Fallait-il, dès l’apparition du premier cas de coronavirus, suspendre les vols vers l’Iran ou ménager les susceptibilités du Hezbollah ? Donner les rênes à l’armée ou compter sur le civisme, légendaire, du peuple libanais ? Préserver l’accès aux soins ou privilégier le besoin de se nourrir ? 

Partout dans le monde, les États sont confrontés à des arbitrages délicats, entre risques sanitaires et impératifs économiques, auxquels s’ajoute une dimension particulière au Liban. Une dimension politique, qui soulève une question fondamentale : la finalité de l’action publique. Autrement dit comment le gouvernement Diab a-t-il tranché, selon quels critères ? 

Dans la plupart des pays occidentaux, la réponse est simple : l’État agit au nom de l’intérêt général, duquel il tire sa légitimité. Mais quand l’État est basé sur le confessionnalisme, et donc la défense des intérêts communautaires, les citoyens ne peuvent que douter, à tort ou à raison, du bien-fondé des décisions prises par ses représentants. 

D’autant que ce système, qui plus est clientéliste, a entraîné le pays dans un gouffre financier qui amplifie la crise sanitaire et complique sa gestion. 

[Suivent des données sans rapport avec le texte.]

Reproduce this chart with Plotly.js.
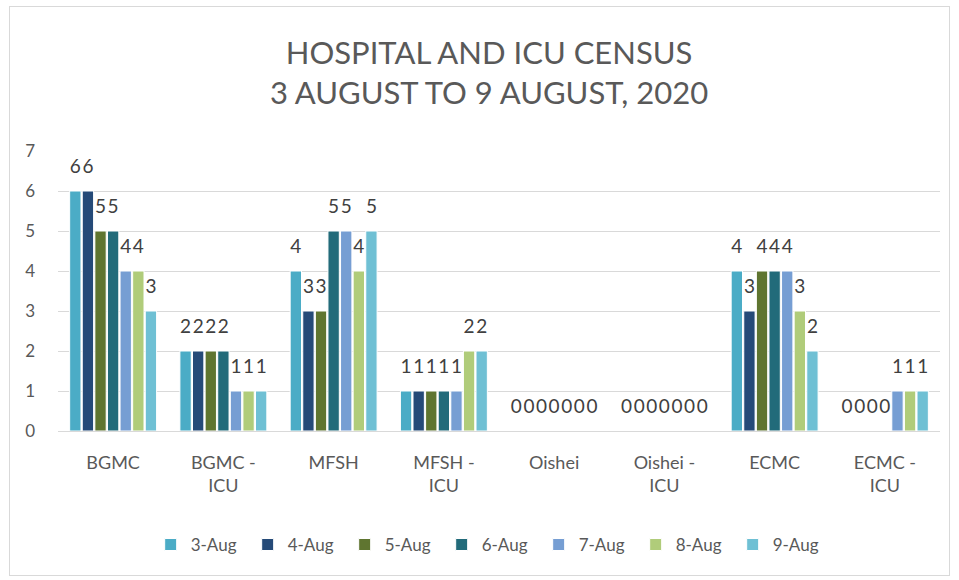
<!DOCTYPE html>
<html>
<head>
<meta charset="utf-8">
<script src="https://cdn.plot.ly/plotly-3.0.1.min.js"></script>
<style>
  html, body { margin: 0; padding: 0; background: #fff; }
  #wrap { position: relative; width: 959px; height: 580px; }
  #chart { position: absolute; left: 0; top: 0; width: 959px; height: 580px; }
  #frame { position: absolute; left: 9px; top: 6px; width: 939px; height: 568px; border: 1px solid #d9d9d9; pointer-events: none; }
</style>
</head>
<body>
<div id="wrap"><div id="chart"></div><div id="frame"></div></div>
<script>
const categories = ["BGMC", "BGMC -<br>ICU", "MFSH", "MFSH -<br>ICU", "Oishei", "Oishei -<br>ICU", "ECMC", "ECMC -<br>ICU"];
const seriesNames = ["3-Aug", "4-Aug", "5-Aug", "6-Aug", "7-Aug", "8-Aug", "9-Aug"];
const aug3 = [6, 2, 4, 1, 0, 0, 4, 0];
const aug4 = [6, 2, 3, 1, 0, 0, 3, 0];
const aug5 = [5, 2, 3, 1, 0, 0, 4, 0];
const aug6 = [5, 2, 5, 1, 0, 0, 4, 0];
const aug7 = [4, 1, 5, 1, 0, 0, 4, 1];
const aug8 = [4, 1, 4, 2, 0, 0, 3, 1];
const aug9 = [3, 1, 5, 2, 0, 0, 2, 1];
const colors = ["#4bacc6", "#254a78", "#5f7530", "#226b7a", "#769ed3", "#b0cc7a", "#6fc0d4"];
const yTicks = [0, 1, 2, 3, 4, 5, 6, 7];

const allSeries = [aug3, aug4, aug5, aug6, aug7, aug8, aug9];
const font = "Lato, 'Open Sans', 'Liberation Sans', sans-serif";

const barTraces = allSeries.map((vals, i) => ({
  type: "bar",
  name: seriesNames[i],
  x: categories,
  y: vals,
  marker: { color: colors[i], line: { color: "#ffffff", width: 1 } },
  hoverinfo: "x+y+name"
}));

const labelTraces = allSeries.map((vals, i) => ({
  type: "scatter",
  mode: "markers+text",
  name: seriesNames[i],
  showlegend: false,
  x: categories,
  y: vals,
  text: vals.map(String),
  textposition: "top center",
  textfont: { family: font, size: 19, color: "#404040" },
  marker: { size: 20, opacity: 0, color: colors[i] },
  cliponaxis: false,
  hoverinfo: "skip"
}));

const layout = {
  width: 959,
  height: 580,
  paper_bgcolor: "#ffffff",
  plot_bgcolor: "#ffffff",
  margin: { l: 58, r: 19, t: 151, b: 149 },
  barmode: "group",
  scattermode: "group",
  bargap: 0.2,
  bargroupgap: 0.1,
  scattergap: 0.2,
  title: {
    text: "HOSPITAL AND ICU CENSUS<br>3 AUGUST TO 9 AUGUST, 2020",
    font: { family: font, size: 31, color: "#595959" },
    x: 0.51,
    xanchor: "center",
    y: 0.89,
    yanchor: "top"
  },
  xaxis: {
    type: "category",
    tickfont: { family: font, size: 18, color: "#595959" },
    showgrid: false,
    showline: false,
    ticks: "",
    ticklabelstandoff: 19,
    fixedrange: true
  },
  yaxis: {
    range: [0, 7],
    tickvals: yTicks,
    ticktext: yTicks.map(String),
    tickfont: { family: font, size: 17, color: "#595959" },
    showgrid: true,
    gridcolor: "#d9d9d9",
    gridwidth: 1,
    zeroline: true,
    zerolinecolor: "#d9d9d9",
    zerolinewidth: 1,
    showline: false,
    ticks: "",
    ticklabelstandoff: 22,
    fixedrange: true
  },
  legend: {
    orientation: "h",
    x: 0.49,
    xanchor: "center",
    y: -0.407,
    yanchor: "middle",
    font: { family: font, size: 17, color: "#595959" },
    itemwidth: 30,
    entrywidth: 52,
    traceorder: "normal"
  },
  showlegend: true
};

Plotly.newPlot("chart", barTraces.concat(labelTraces), layout, { displayModeBar: false, staticPlot: true });
</script>
</body>
</html>
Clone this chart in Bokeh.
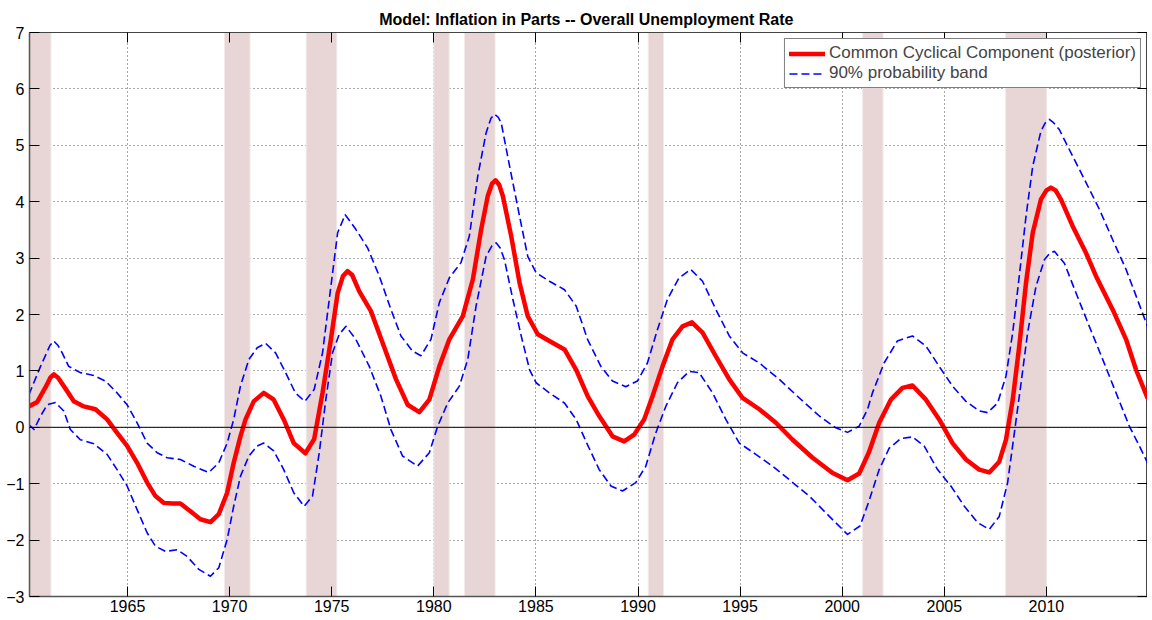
from bokeh.plotting import figure
from bokeh.models import (Range1d, FixedTicker, LinearAxis, Span, Legend, LegendItem,
                          ColumnDataSource, Title, Spacer)
from bokeh.layouts import row, column
from bokeh.embed import file_html
from bokeh.resources import INLINE

# ---------------- data ----------------
red_years = [1960.17, 1960.58, 1961.0, 1961.22, 1961.39, 1961.6, 1961.88, 1962.37, 1962.86, 1963.43, 1964.0, 1964.49,
             1964.98, 1965.47, 1965.96, 1966.37, 1966.78, 1967.2, 1967.59, 1968.08, 1968.57, 1969.06,
             1969.47, 1969.88, 1970.20, 1970.53, 1970.78, 1971.18, 1971.67, 1972.16, 1972.65, 1973.14,
             1973.71, 1974.14, 1974.55, 1974.96, 1975.29, 1975.55, 1975.78, 1976.0, 1976.35, 1976.92, 1977.49, 1978.15,
             1978.72, 1979.29, 1979.78, 1980.27, 1980.76, 1981.42, 1981.91, 1982.32, 1982.64, 1982.85, 1983.02,
             1983.2, 1983.38, 1983.79, 1984.2, 1984.6, 1985.09, 1985.66, 1986.4, 1986.97, 1987.54, 1988.10,
             1988.75, 1989.32, 1989.81, 1990.3, 1990.71, 1991.2, 1991.69, 1992.18, 1992.64, 1993.16,
             1993.81, 1994.47, 1995.12, 1995.94, 1996.75, 1997.57, 1998.55, 1999.53, 2000.26, 2000.83,
             2001.30, 2001.81, 2002.38, 2002.95, 2003.44, 2004.1, 2004.75, 2005.4, 2006.06, 2006.71,
             2007.2, 2007.69, 2008.02, 2008.35, 2008.67, 2009.0, 2009.33, 2009.73, 2010.0, 2010.22, 2010.45, 2010.71,
             2011.28, 2011.94, 2012.43, 2013.24, 2013.9, 2014.39, 2014.95]
red_vals = [0.37, 0.45, 0.72, 0.88, 0.94, 0.88, 0.73, 0.46, 0.37, 0.32, 0.14, -0.10,
            -0.33, -0.63, -0.98, -1.22, -1.34, -1.35, -1.35, -1.49, -1.63, -1.68,
            -1.54, -1.16, -0.63, -0.16, 0.14, 0.46, 0.61, 0.49, 0.14, -0.28,
            -0.46, -0.21, 0.61, 1.56, 2.38, 2.68, 2.77, 2.70, 2.41, 2.06, 1.50, 0.85,
            0.40, 0.27, 0.49, 1.08, 1.56, 1.97, 2.62, 3.51, 4.10, 4.32, 4.38,
            4.30, 4.10, 3.39, 2.56, 1.97, 1.65, 1.53, 1.38, 1.02, 0.55, 0.20,
            -0.16, -0.25, -0.13, 0.14, 0.55, 1.08, 1.56, 1.79, 1.86, 1.68,
            1.26, 0.85, 0.52, 0.32, 0.08, -0.22, -0.54, -0.81, -0.94, -0.82,
            -0.45, 0.08, 0.49, 0.70, 0.74, 0.49, 0.14, -0.28, -0.57, -0.75,
            -0.80, -0.61, -0.22, 0.49, 1.44, 2.56, 3.45, 4.04, 4.20, 4.25, 4.20, 4.04,
            3.57, 3.09, 2.68, 2.09, 1.56, 1.02, 0.52]

up_years = [1960.17, 1960.74, 1961.2, 1961.39, 1961.6, 1961.8, 1962.12, 1962.69, 1963.35, 1963.92, 1964.49, 1964.98,
            1965.47, 1965.96, 1966.45, 1966.94, 1967.59, 1968.24, 1968.98, 1969.47, 1969.88, 1970.20,
            1970.53, 1970.94, 1971.35, 1971.76, 1972.25, 1972.74, 1973.22, 1973.68, 1974.14, 1974.55,
            1974.96, 1975.29, 1975.66, 1976.18, 1976.76, 1977.33, 1977.9, 1978.39, 1978.96, 1979.37,
            1979.86, 1980.27, 1980.76, 1981.33, 1981.74, 1982.15, 1982.56, 1982.8, 1982.97, 1983.15, 1983.3, 1983.71,
            1984.2, 1984.6, 1985.01, 1985.66, 1986.4, 1986.97, 1987.54, 1988.18, 1988.75, 1989.4,
            1989.97, 1990.46, 1990.95, 1991.44, 1992.01, 1992.58, 1993.16, 1993.81, 1994.47, 1995.12,
            1995.94, 1996.92, 1997.9, 1998.88, 1999.69, 2000.26, 2000.83, 2001.24, 2001.48, 2002.05,
            2002.7, 2003.44, 2004.1, 2004.75, 2005.4, 2006.06, 2006.71, 2007.12, 2007.61, 2008.02,
            2008.35, 2008.67, 2009.0, 2009.33, 2009.73, 2009.95, 2010.14, 2010.35, 2010.63, 2011.28, 2011.94, 2012.6,
            2013.24, 2013.9, 2014.39, 2014.95]
up_vals = [0.58, 1.08, 1.45, 1.53, 1.45, 1.32, 1.08, 0.97, 0.92, 0.82, 0.61, 0.40,
           0.08, -0.28, -0.45, -0.54, -0.57, -0.69, -0.80, -0.63, -0.28, 0.14,
           0.73, 1.20, 1.41, 1.49, 1.32, 0.97, 0.61, 0.46, 0.67, 1.32,
           2.50, 3.45, 3.77, 3.51, 3.18, 2.68, 2.09, 1.62, 1.35, 1.27,
           1.56, 2.21, 2.65, 2.92, 3.39, 4.45, 5.22, 5.48, 5.55, 5.50, 5.40, 4.63,
           3.74, 3.03, 2.74, 2.59, 2.44, 2.15, 1.55, 1.08, 0.82, 0.72,
           0.82, 1.14, 1.73, 2.27, 2.65, 2.80, 2.59, 2.09, 1.62, 1.32,
           1.14, 0.85, 0.52, 0.20, -0.01, -0.09, 0.02, 0.32, 0.61, 1.14,
           1.53, 1.62, 1.44, 1.08, 0.73, 0.46, 0.29, 0.26, 0.43, 0.91,
           1.68, 2.68, 3.74, 4.63, 5.25, 5.40, 5.46, 5.40, 5.28, 4.81, 4.34, 3.86,
           3.33, 2.80, 2.33, 1.79]

lo_years = [1960.17, 1960.42, 1960.74, 1961.07, 1961.47, 1961.88, 1962.2, 1962.69, 1963.35, 1964.0,
            1964.49, 1964.98, 1965.47, 1965.96, 1966.37, 1966.86, 1967.43, 1967.92, 1968.49, 1969.06,
            1969.47, 1969.88, 1970.2, 1970.53, 1970.94, 1971.35, 1971.67, 1972.16, 1972.65, 1973.14,
            1973.65, 1974.06, 1974.39, 1974.71, 1975.04, 1975.37, 1975.7, 1976.18, 1976.84, 1977.41,
            1977.9, 1978.47, 1979.2, 1979.78, 1980.19, 1980.68, 1981.25, 1981.66, 1982.07, 1982.56,
            1982.85, 1983.05, 1983.25, 1983.46, 1983.87, 1984.28, 1984.69, 1985.01, 1985.66, 1986.4, 1986.97, 1987.54,
            1988.1, 1988.67, 1989.24, 1989.89, 1990.38, 1990.87, 1991.36, 1991.93, 1992.5, 1992.99,
            1993.65, 1994.3, 1994.96, 1995.77, 1996.59, 1997.41, 1998.39, 1999.37, 2000.26, 2000.87,
            2001.30, 2001.81, 2002.3, 2002.87, 2003.44, 2004.01, 2004.67, 2005.32, 2005.98, 2006.63,
            2007.2, 2007.69, 2008.1, 2008.43, 2008.76, 2009.08, 2009.49, 2009.9, 2010.15, 2010.39, 2010.88,
            2011.45, 2012.1, 2012.76, 2013.41, 2014.06, 2014.55, 2014.95]
lo_vals = [0.05, -0.04, 0.20, 0.40, 0.44, 0.29, -0.04, -0.22, -0.29, -0.48,
           -0.75, -1.04, -1.46, -1.87, -2.11, -2.20, -2.17, -2.29, -2.52, -2.64,
           -2.49, -1.99, -1.40, -0.87, -0.51, -0.33, -0.28, -0.42, -0.75, -1.16,
           -1.40, -1.22, -0.45, 0.49, 1.32, 1.65, 1.79, 1.56, 1.08, 0.55,
           -0.04, -0.51, -0.69, -0.45, 0.02, 0.43, 0.73, 1.20, 2.15, 3.03,
           3.22, 3.27, 3.18, 2.97, 2.27, 1.62, 1.02, 0.79, 0.61, 0.43, 0.14, -0.32,
           -0.75, -1.04, -1.13, -0.98, -0.69, -0.10, 0.37, 0.79, 0.99, 0.97,
           0.61, 0.14, -0.28, -0.48, -0.69, -0.93, -1.22, -1.58, -1.90, -1.75,
           -1.32, -0.75, -0.37, -0.20, -0.17, -0.33, -0.75, -1.04, -1.40, -1.69,
           -1.81, -1.58, -0.98, -0.10, 0.79, 1.68, 2.50, 2.97, 3.08, 3.12, 2.91,
           2.38, 1.79, 1.20, 0.61, 0.02, -0.33, -0.63]

rec_start = [1960.2, 1969.75, 1973.75, 1980.0, 1981.5, 1990.5, 2001.0, 2008.0]
rec_end = [1961.25, 1971.0, 1975.25, 1980.75, 1983.0, 1991.25, 2002.0, 2010.0]

x_ticks = [1965, 1970, 1975, 1980, 1985, 1990, 1995, 2000, 2005, 2010]
y_ticks = [-3, -2, -1, 0, 1, 2, 3, 4, 5, 6, 7]
x_lo, x_hi = 1960.2, 2014.95
y_lo, y_hi = -3, 7

title_text = "Model: Inflation in Parts -- Overall  Unemployment Rate"
label_red = "Common Cyclical Component (posterior)"
label_band = "90% probability band"

FONT = "Liberation Sans"

# ---------------- figure ----------------
p = figure(frame_width=1118, frame_height=564,
           x_range=Range1d(x_lo, x_hi), y_range=Range1d(y_lo, y_hi),
           output_backend="svg", toolbar_location=None,
           min_border_left=0, min_border_right=0, min_border_top=0, min_border_bottom=0)
p.background_fill_color = "white"
p.border_fill_color = "white"
p.outline_line_color = "#444444"
p.outline_line_width = 1

p.title = Title(text=title_text, align="center", text_font=FONT, text_font_size="16px",
                text_font_style="bold", text_color="black", standoff=10, offset=0)

for ax in (p.xaxis[0], p.yaxis[0]):
    ax.major_tick_in = 10
    ax.major_tick_out = 0
    ax.minor_tick_in = 0
    ax.minor_tick_out = 0
    ax.axis_line_color = "#555555"
    ax.axis_line_width = 1.5
    ax.major_tick_line_color = "black"
    ax.major_label_text_font = FONT
    ax.major_label_text_font_size = "16px"
    ax.major_label_text_color = "black"
p.xaxis[0].ticker = FixedTicker(ticks=x_ticks)
p.yaxis[0].ticker = FixedTicker(ticks=y_ticks)
p.xaxis[0].major_label_standoff = 3
p.yaxis[0].major_label_standoff = 5

top_ax = LinearAxis(ticker=FixedTicker(ticks=x_ticks), major_tick_in=10, major_tick_out=0,
                    minor_tick_in=0, minor_tick_out=0, major_label_text_font_size="1px",
                    major_label_text_color=None, major_label_standoff=0,
                    axis_line_color="#444444")
right_ax = LinearAxis(ticker=FixedTicker(ticks=y_ticks), major_tick_in=10, major_tick_out=0,
                      minor_tick_in=0, minor_tick_out=0, major_label_text_font_size="1px",
                      major_label_text_color=None, major_label_standoff=0,
                      axis_line_color="#444444")
p.add_layout(top_ax, "above")
p.add_layout(right_ax, "right")

for g in (p.xgrid[0], p.ygrid[0]):
    g.grid_line_color = "#444444"
    g.grid_line_dash = "1 3"
    g.grid_line_width = 1
    g.grid_line_alpha = 0.9
p.xgrid[0].ticker = FixedTicker(ticks=x_ticks)
p.ygrid[0].ticker = FixedTicker(ticks=y_ticks)

# recession shading
rec_src = ColumnDataSource(dict(left=rec_start, right=rec_end,
                                bottom=[y_lo] * len(rec_start), top=[y_hi] * len(rec_start)))
p.quad(left="left", right="right", bottom="bottom", top="top", source=rec_src,
       fill_color="#e8d5d5", line_color="#f3ebeb", line_width=1)

zero = Span(location=0, dimension="width", line_color="black", line_width=1, level="glyph")
p.add_layout(zero)

r_up = p.line(up_years, up_vals, line_color="#0000ff", line_width=1.6, line_dash="8 4",
              line_join="round")
r_lo = p.line(lo_years, lo_vals, line_color="#0000ff", line_width=1.6, line_dash="8 4",
              line_join="round")
r_red = p.line(red_years, red_vals, line_color="#ff0000", line_width=4.5,
               line_join="round", line_cap="round")

legend = Legend(items=[LegendItem(label=label_red, renderers=[r_red]),
                       LegendItem(label=label_band, renderers=[r_up])],
                location="top_right", margin=6, padding=4, spacing=0,
                glyph_width=36, glyph_height=19, label_height=19, label_standoff=4,
                label_text_font=FONT, label_text_font_size="17px",
                border_line_color="black", border_line_width=1,
                background_fill_color="white", background_fill_alpha=1)
p.add_layout(legend, "center")

layout = column(Spacer(height=3), row(Spacer(width=3), p))
open("out.html", "w").write(file_html(layout, INLINE))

Comment s’approvisionner en matériel médical quand on n’a plus de dollars ? Comment équiper des hôpitaux publics quand on a passé des années à les détruire ? Comment protéger les plus démunis quand les caisses sont vides ? Comment demander une aide internationale quand on est incapable de s’aider soi-même ?

Tout ce que l’État a trouvé à faire est de demander aux Libanais d’être ce que lui-même n’a jamais été : solidaires. Son appel aux dons permet au passage aux politiciens de passer pour des âmes charitables, et renforcer leur emprise sur une population de plus en plus démunie.

La pandémie suscite des réflexions dans le monde entier sur le modèle économique, les priorités en matière de politiques publiques, le rôle de l’État... Le Liban doit lui aussi tirer les enseignements de cette énième crise, et déplacer le débat sur la nécessité d’un état d’urgence à l’urgence d’un État digne de ce nom.